Thinking about the state and time evolution rules for the state seems fine, but there isn’t any interesting structure with the naive formulation imo. The state is the entire text, so we don’t get any interesting Markov chain structure. (you can turn any random process into a Markov chain where you include the entire history in the state! The interesting property was that the past didn’t matter!)
Hm, I mostly agree. There isn’t any interesting structure by default, you have to get it by trying to mimic a training distribution that has interesting structure.
And I think this relates to another way that I was too reductive, which is that if I want to talk about “simulacra” as a thing, then they don’t exist purely in the text, so I must be sneaking in another ontology somewhere—an ontology that consists of features inferred from text (but still not actually the state of our real universe).
Nitpick: I mean, technically, the state is only the last 4k tokens or however long your context length is.
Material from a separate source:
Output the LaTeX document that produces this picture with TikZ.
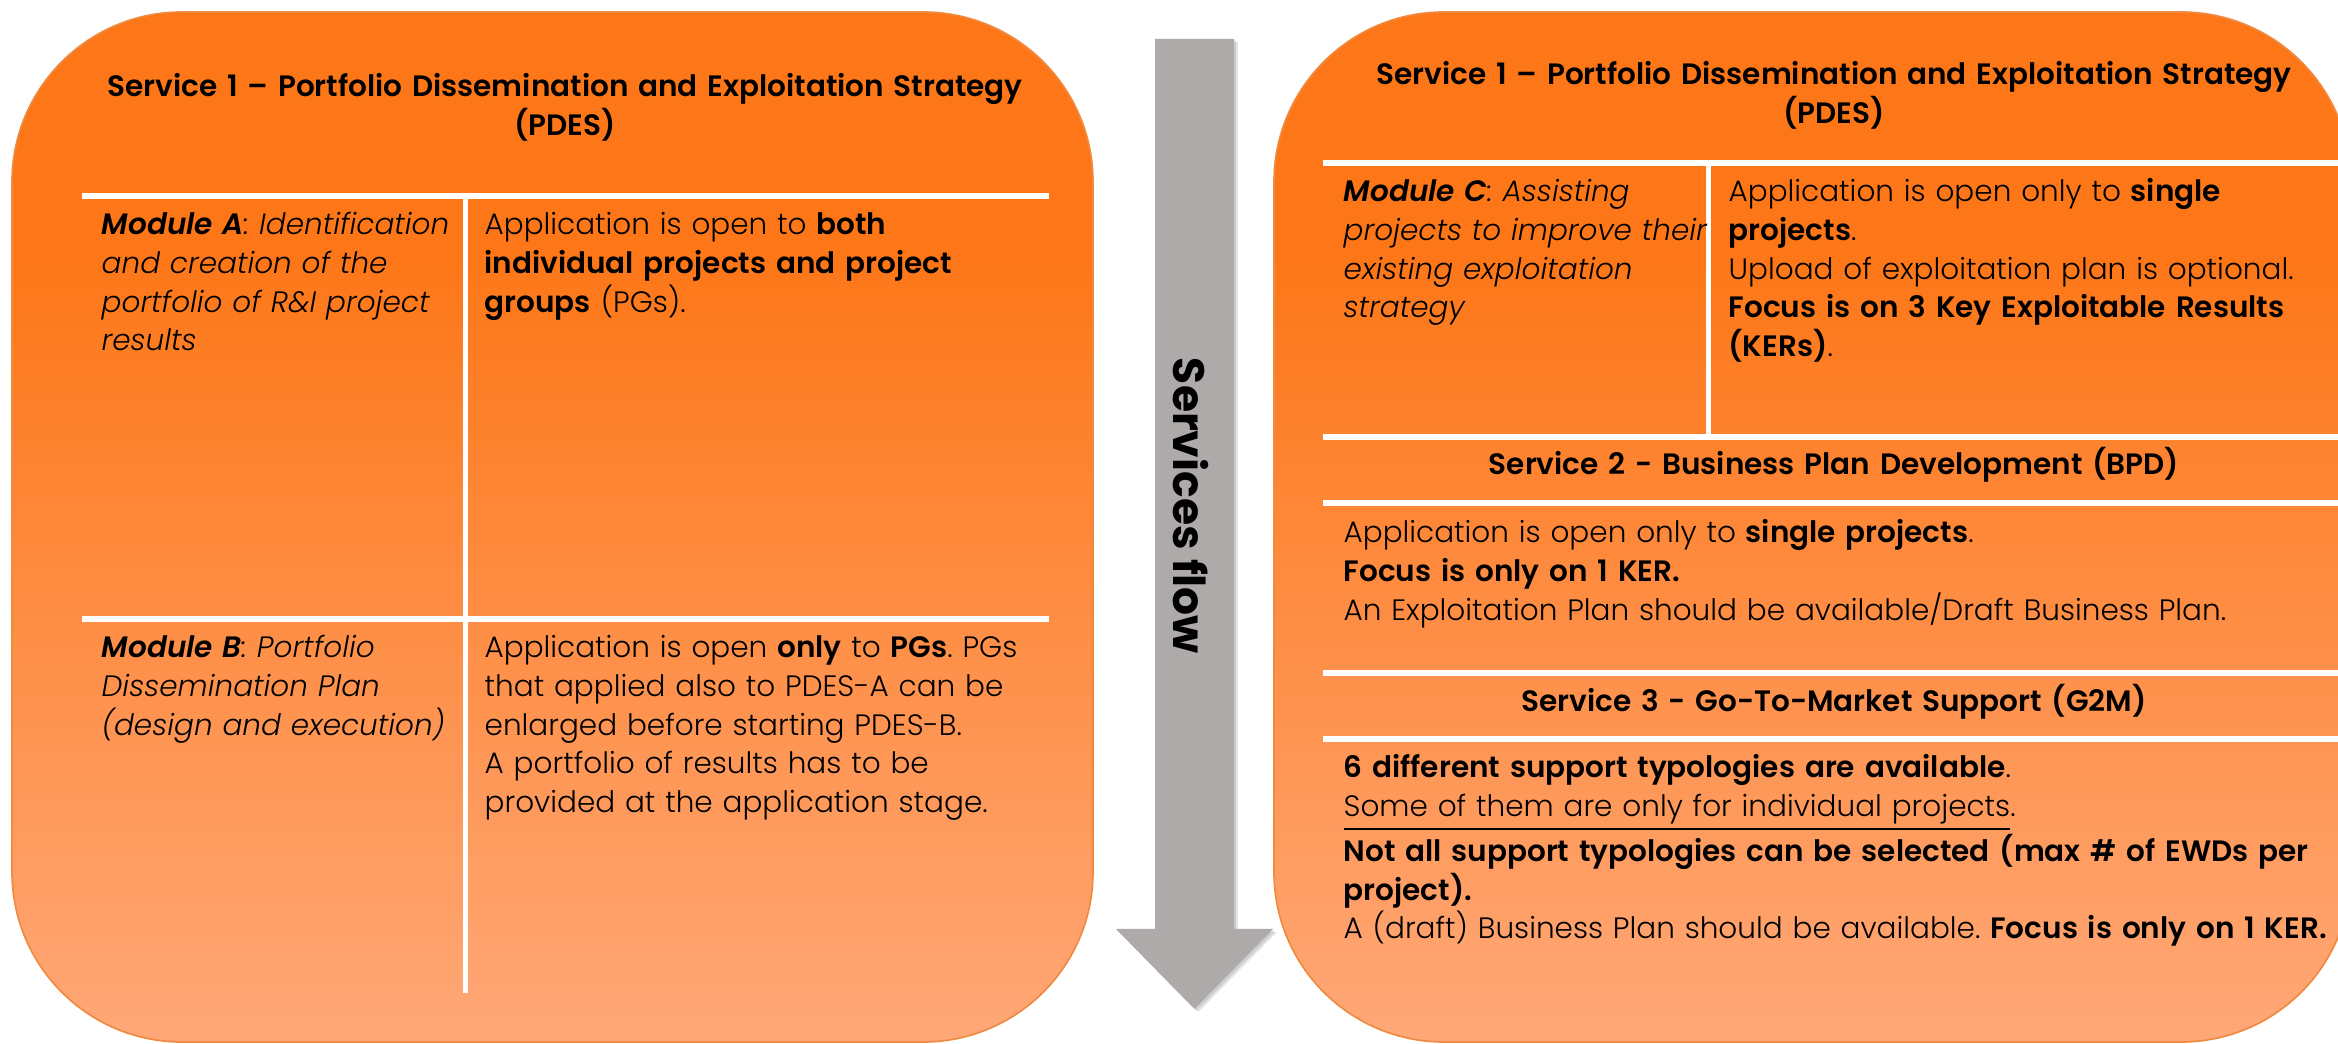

Though I agree this is still very uninteresting.
The time-evolution rules of the state are simply the probabilities of the autoregressive model—there’s some amount of high level structure but not a lot. (As Ryan says, you don’t get the normal property you want from a state (the Markov property) except in a very weak sense.)
I also disagree that purely thinking about the text as state + GPT-3 as evolution rules is the intention of the original simulators post; there’s a lot of discussion about the content of the simulations themselves as simulated realities or alternative universes (though the post does clarify that it’s not literally physical reality), e.g.:
I think insofar as people end up thinking the simulation is an exact match for physical reality, the problem was not in the simulators frame itself, but instead the fact that the word physics was used 47 times in the post, while only the first few instances make it clear that literal physics is intended only as a metaphor.
Also notice that Simulators was written before fine-tuned models were widely available in form of ChatGPT. All the arguments in the original post against interpreting LLMs as Oracle AIs do no longer apply to instruction fine-tuned models like ChatGPT, which seems to be in fact a prototypical example of a non-superintelligent Oracle. Of course this kind of Oracle AI is just a fine-tuned probability distribution, where the numbers it assigns to next tokens do no longer correspond to their probabilities, but to something else (“goodness relative to fine-tuning”?).
Anyway, fine-tuning might be an important issue from an alignment perspective, insofar fine-tuning seems more likely to result in misalignment than the pure self-supervised imitation learning of the base model.
First, the amount of fine-tuning data (dialogue examples for SL and human preferences ratings for RL) is much more limited than the massive data the self-supervised base model is trained on. This could make it much more likely that the model misgeneralizes (inner misalignment). E.g. it may deem calling someone a racial slur as worse than cutting their hand off because all the RL fine-tuning emphasizes avoiding slurs rather than avoiding cut-off hands.
Second, especially RLHF may suffer from political biases of human raters. This could lead the fine-tuned model to become deceptive and to lie about its beliefs when they are politically incorrect. Which would be a case of outer misalignment.